In supporting Greens amendments to the Migration and Maritime Powers Amendment Bill Monday, Labor and most of the Senate crossbenchers voted to release child detainees who have parents or guardians with adverse security assessments from ASIO within 30 days of the legislation passing parliament.
The amendment would remove the Immigration Minister’s requirement to make a determination in such cases and allow the minor to make the choice whether to stay or go.
The amended legislation, which must now return to the House of Representatives for approval, would apply to about 112 children in onshore detention, and include children in families transferred from Nauru.
It would not apply to children currently detained on the Pacific island nation.
Greens amendments also passed which would allow the media inside Australian immigration detention centres, make the reporting of abuse in centres mandatory and reverse recent whistle-blower provisions which made it a crime for doctors and nurses in centres to speak out about conditions.
However, an amendment which would separate refugees from criminals waiting for deportation in Australian centres, like Christmas Island, did not pass the Senate.

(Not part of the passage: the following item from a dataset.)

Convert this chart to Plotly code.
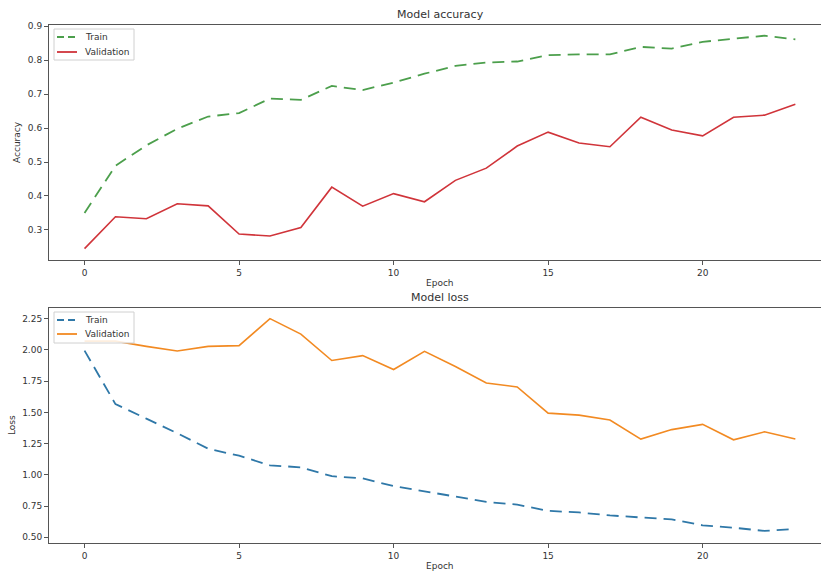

Greens Senator Sarah Hanson-Young wants the parliament’s lower house to recognise the will of the Senate.
“Malcolm Turnbull has a decision to make,” Hanson-Young said, “will he reverse the will of the Senate and the people just so that he can keep children locked up in detention?
“For the sake of the children and the heart of the nation, I hope the Prime Minister does the right thing.”
The rare legislative win for the Greens comes as it was revealed the United Nations Secretary-General Ban Ki Moon personally raised Australia’s “refugee and migrant” issue during two-way talks Sunday with Turnbull on the sidelines of the ASEAN summit in Kuala Lumpur.
The UN chief said he “expressed concern over the detention conditions in Australia’s offshore processing centres” on Nauru and Papua New Guinea‘s Manus Island and encouraged the Prime Minister to “reconsider” Operation Sovereign Borders.